意味をあたえる

文章としかいいようがない fktack@yahoo.co.jp

携帯があれば生きていける

親知らずの治療のため山の上の病院まで来た。本当に山の上かはわからないが坂はのぼった。さびれた駅を降り、しかしここは大学が近くにあるから若い人が多かった。私も大学生に遠目からなら見えるかもしれないと思ったが、すれ違う学生の顔はみんな幼く、せいぜい小学生にしか見えない。私は小学生のように振る舞わなければとても大学生になんかには見えないのである。そういえば甥の小学生などは幼児同然で、私が小学生の頃は子供っぽいのは恥ずかしいと思ったが今は平然と幼児然として時代は変わったと思う。小学生になる直前に母に添い寝を希望したら父に「そういうのは小学生になったらやめたほうがいい」と注意された。寝室の和室から見える廊下の壁の木目が、人の顔に見えて怖かったのである。添い寝をやめるためには壁を取り替える必要があったが、それを申し出る勇気はなかった。父が怖かったのである。しかし添い寝がないときは一刻も早く寝ようと集中するから案外すっきり目覚められるものである。


大きな病院は完全に分業化されているためあちこちに行き来して大変に時間がかかった。レントゲンのあと
「先ほどの場所に戻って」
と指示されてどこなのかわからなくなり取り乱しそうになった。それでも目的があるのは考えることを放棄できて楽だ。間違えたら正しい行き先を聞けばいいのである。私にもまだまだプライドがあるが間違えてもひょうとしているようになりたいものである。

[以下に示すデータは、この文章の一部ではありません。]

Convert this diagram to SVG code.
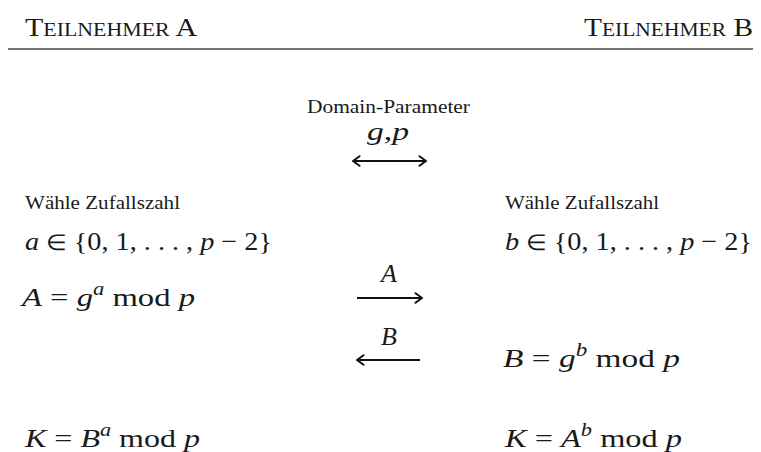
<svg xmlns="http://www.w3.org/2000/svg" width="761" height="452" viewBox="0 0 761 452">
<defs>
<style>
text{font-family:"Liberation Serif","Times New Roman",serif;fill:#1a1a1a}
.hd{font-size:26px}
.sc{font-size:19px}
.sm{font-size:18px}
.m{font-size:26px}
.i{font-style:italic}
.el{font-size:22px}
.sup{font-size:18px;font-style:italic}
.ar{stroke:#111;stroke-width:2;fill:none}
</style>
<marker id="hd" viewBox="0 0 12 12" refX="11" refY="6" markerWidth="12" markerHeight="12" markerUnits="userSpaceOnUse" orient="auto-start-reverse">
<path d="M4.5,1.2 L11,6 L4.5,10.8" fill="none" stroke="#111" stroke-width="2" stroke-linecap="round" stroke-linejoin="round"/>
</marker>
</defs>
<rect width="761" height="452" fill="#fff"/>
<g id="header">
<line x1="8" y1="49" x2="753" y2="49" stroke="#444" stroke-width="1.4"/>
<text x="25" y="36" class="hd" textLength="172" lengthAdjust="spacingAndGlyphs">T<tspan class="sc">EILNEHMER</tspan> A</text>
<text x="584" y="36" class="hd" textLength="169" lengthAdjust="spacingAndGlyphs">T<tspan class="sc">EILNEHMER</tspan> B</text>
</g>
<g id="domain">
<text x="307" y="113" class="sm" textLength="163" lengthAdjust="spacingAndGlyphs">Domain-Parameter</text>
<text x="367" y="140" class="m i" textLength="42" lengthAdjust="spacingAndGlyphs">g,p</text>
</g>
<g id="partyA">
<text x="25" y="209" class="sm" textLength="155" lengthAdjust="spacingAndGlyphs">Wähle Zufallszahl</text>
<text x="25" y="250" class="m" textLength="247" lengthAdjust="spacingAndGlyphs"><tspan class="i">a</tspan> <tspan class="el">∈</tspan> {0, 1, . . . , <tspan class="i">p</tspan> − 2}</text>
<text x="22" y="306" class="m" textLength="173" lengthAdjust="spacingAndGlyphs"><tspan class="i">A</tspan> = <tspan class="i">g</tspan><tspan class="sup" dy="-11">a</tspan><tspan dy="11"> mod </tspan><tspan class="i">p</tspan></text>
<text x="25" y="447" class="m" textLength="175" lengthAdjust="spacingAndGlyphs"><tspan class="i">K</tspan> = <tspan class="i">B</tspan><tspan class="sup" dy="-11">a</tspan><tspan dy="11"> mod </tspan><tspan class="i">p</tspan></text>
</g>
<g id="partyB">
<text x="505" y="209" class="sm" textLength="154" lengthAdjust="spacingAndGlyphs">Wähle Zufallszahl</text>
<text x="505" y="250" class="m" textLength="247" lengthAdjust="spacingAndGlyphs"><tspan class="i">b</tspan> <tspan class="el">∈</tspan> {0, 1, . . . , <tspan class="i">p</tspan> − 2}</text>
<text x="503" y="367" class="m" textLength="177" lengthAdjust="spacingAndGlyphs"><tspan class="i">B</tspan> = <tspan class="i">g</tspan><tspan class="sup" dy="-11">b</tspan><tspan dy="11"> mod </tspan><tspan class="i">p</tspan></text>
<text x="505" y="447" class="m" textLength="177" lengthAdjust="spacingAndGlyphs"><tspan class="i">K</tspan> = <tspan class="i">A</tspan><tspan class="sup" dy="-11">b</tspan><tspan dy="11"> mod </tspan><tspan class="i">p</tspan></text>
</g>
<g id="connectors">
<line x1="353" y1="161" x2="426" y2="161" class="ar" marker-start="url(#hd)" marker-end="url(#hd)"/>
<line x1="357" y1="298" x2="422" y2="298" class="ar" marker-end="url(#hd)"/>
<text x="389" y="282" class="m i" text-anchor="middle">A</text>
<line x1="420" y1="360" x2="357" y2="360" class="ar" marker-end="url(#hd)"/>
<text x="389" y="345" class="m i" text-anchor="middle">B</text>
</g>
</svg>
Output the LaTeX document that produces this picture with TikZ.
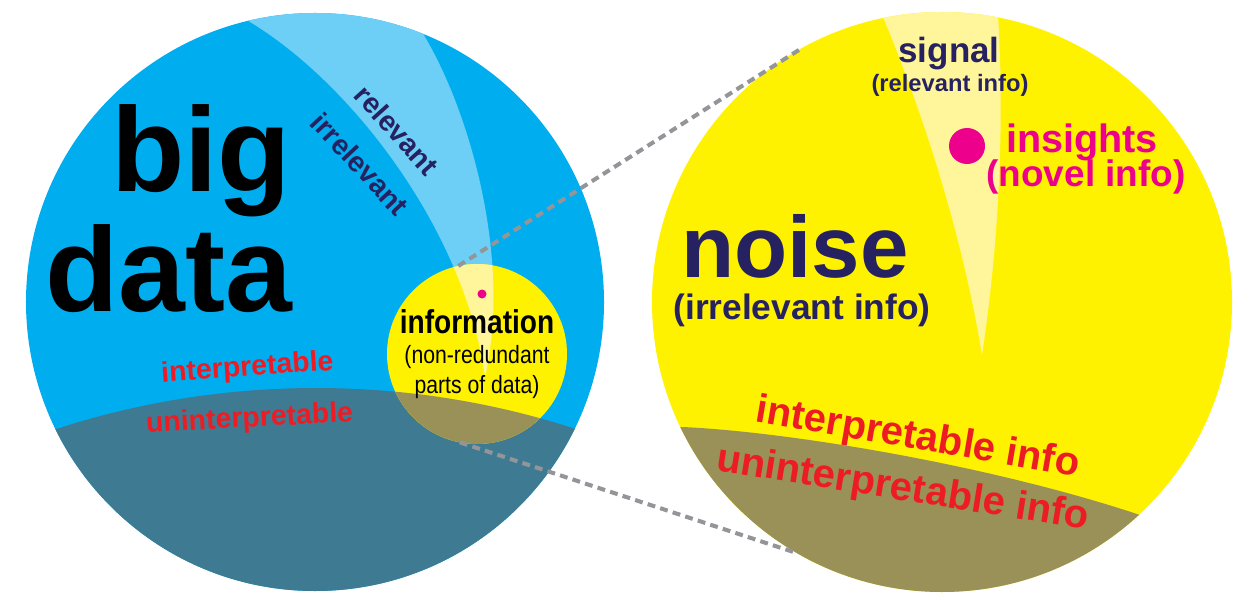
\documentclass[tikz,border=0pt]{standalone}
\usepackage{fontspec}
\setmainfont{Liberation Sans}
\newfontfamily\narrowfont[FakeStretch=0.85]{Liberation Sans}
\usetikzlibrary{positioning}
\definecolor{skyblue}{HTML}{00AEEF}
\definecolor{paleblue}{HTML}{6DCFF6}
\definecolor{deepteal}{HTML}{3E7B93}
\definecolor{sunyellow}{HTML}{FFF200}
\definecolor{paleyellow}{HTML}{FFF59A}
\definecolor{mudolive}{HTML}{999157}
\definecolor{inkblue}{HTML}{262262}
\definecolor{alertred}{HTML}{ED1C24}
\definecolor{hotpink}{HTML}{EC008C}
\definecolor{dashgray}{HTML}{939598}
\newcommand{\relband}{(215,0) -- (245,19) .. controls (350,80) and (465,230) .. (485,377) .. controls (512,260) and (470,110) .. (422,32) -- (402,0) -- cycle}
\newcommand{\darkcap}{(316,1227) circle (839)}

\begin{document}
\begin{tikzpicture}[x=0.2mm, y=-0.2mm, every node/.style={inner sep=0pt, outer sep=0pt},
    zone/.style={circle, minimum size=#1},
    dot/.style={circle, fill=hotpink, minimum size=#1},
    connector/.style={dashgray, line width=2.3pt, dash pattern=on 4.5pt off 3pt},
    title/.style={font=\bfseries\fontsize{68.3}{68}\selectfont},
    edgelabel/.style={text=inkblue, font=\bfseries\fontsize{16.2}{16}\selectfont},
    leftred/.style={text=alertred, font=\bfseries\fontsize{16.2}{16}\selectfont},
    infohead/.style={font=\narrowfont\bfseries\fontsize{18.8}{19}\selectfont},
    infonote/.style={font=\narrowfont\fontsize{14.2}{14}\selectfont},
    sigtitle/.style={text=inkblue, font=\bfseries\fontsize{19.9}{20}\selectfont},
    signote/.style={text=inkblue, font=\bfseries\fontsize{13.5}{14}\selectfont},
    insight/.style={text=hotpink, font=\bfseries\fontsize{#1}{22}\selectfont},
    noisetitle/.style={text=inkblue, font=\bfseries\fontsize{49.5}{50}\selectfont},
    noisenote/.style={text=inkblue, font=\bfseries\fontsize{20.1}{20}\selectfont},
    rightred/.style={text=alertred, font=\bfseries\fontsize{22.8}{23}\selectfont}]

\fill[white] (0,0) rectangle (1250,600);
\path[use as bounding box] (0,0) rectangle (1250,600);

% big data circle
\node[zone=115.6mm, fill=skyblue] (bigdata) at (315,302) {};
\begin{scope}
    \clip (bigdata.center) circle (289);
    \fill[paleblue] \relband;
    \fill[deepteal] \darkcap;
\end{scope}

% information circle
\node[zone=36mm, fill=sunyellow] (infozone) at (477,354) {};
\begin{scope}
    \clip (infozone.center) circle (90);
    \fill[paleyellow] \relband;
    \fill[mudolive] \darkcap;
\end{scope}
\node[dot=1.8mm] (infodot) at (482,294) {};

% zoomed information circle
\node[zone=116mm, fill=sunyellow] (infobig) at (942,302) {};
\begin{scope}
    \clip (infobig.center) circle (290);
    \fill[paleyellow] (875,0) -- (883,17) .. controls (930,130) and (965,250) .. (982,355) .. controls (998,250) and (1005,130) .. (998,15) -- (998,0) -- cycle;
    \fill[mudolive] (640,427) -- (683,427) .. controls (790,432) and (990,465) .. (1140,515) -- (1250,560) -- (1250,600) -- (640,600) -- cycle;
\end{scope}
\node[dot=7.2mm] (insightdot) at (967,146) {};

\draw[connector] (infozone.102) -- (infobig.119);
\draw[connector] (infozone.259) -- (infobig.240);

\node[title, anchor=base east] (big) at (291,192) {big};
\node[title, anchor=base east] (data) at (292,312) {data};
\node[edgelabel, rotate=-48] (relevant) at (397,130) {relevant};
\node[edgelabel, rotate=-47] (irrelevant) at (360,164) {irrelevant};
\node[leftred, anchor=base, rotate=4] (interp) at (248,376) {interpretable};
\node[leftred, anchor=base, rotate=3] (uninterp) at (250,427) {uninterpretable};

\node[infohead, anchor=base] (information) at (477,333) {information};
\node[infonote, anchor=base] (nonredundant) at (477,363) {(non-redundant};
\node[infonote, anchor=base] (partsofdata) at (477,393) {parts of data)};

\node[sigtitle, anchor=base] (signal) at (949,63) {signal};
\node[signote, anchor=base] (signalnote) at (950,92) {(relevant info)};
\node[insight=22.5, anchor=base] (insights) at (1082,153) {insights};
\node[insight=21, anchor=base] (novel) at (1086,187) {(novel info)};
\node[noisetitle, anchor=base] (noise) at (795,277) {noise};
\node[noisenote, anchor=base] (noisenote) at (802,319) {(irrelevant info)};
\node[rightred, anchor=base, rotate=-9.7] (interpinfo) at (916,449) {interpretable info};
\node[rightred, anchor=base, rotate=-9.1] (uninterpinfo) at (901,500) {uninterpretable info};
\end{tikzpicture}
\end{document}
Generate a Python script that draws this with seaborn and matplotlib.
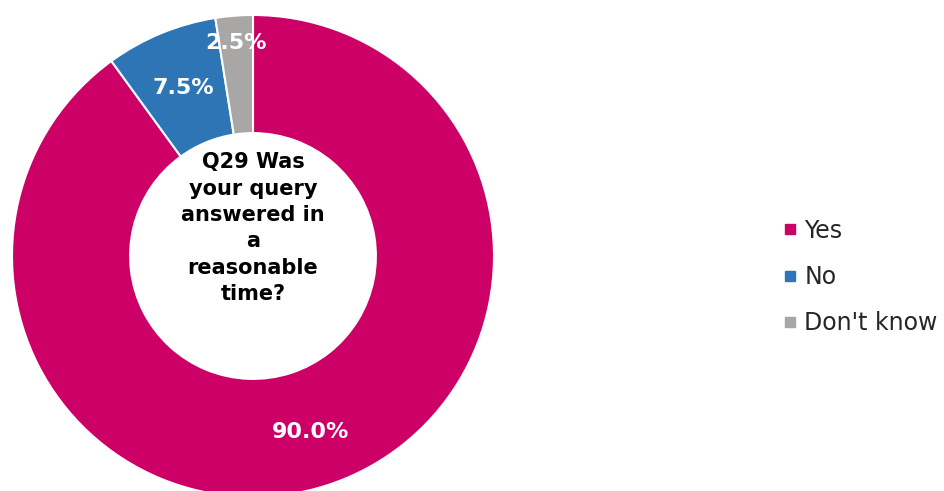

レントゲン写真を光る壁に張り付けているのを見て、かつて私は頻繁に病院を訪れる子供だったことを思い出した。私は小児喘息で幼い頃は毎週水曜か、隔週水曜に病院へ行かなければならなかった。病院は隣町にあり、車でゆうに30分かかる距離だった。発作が起きたり具合が悪くなると車の中で嘔吐するので後部座席にはバケツが置かれていた。前述の光る壁も含め、それが私の日常風景だった。


ふと記事を下書きにしてみたらこの記事のタイトルは「携帯があれば生きていける」だった。これは待ち時間にずっと携帯をいじっていたからで、家でも病院の待合いでもやっていることは同じだから待つという行為は携帯のおかげでなくなったのである。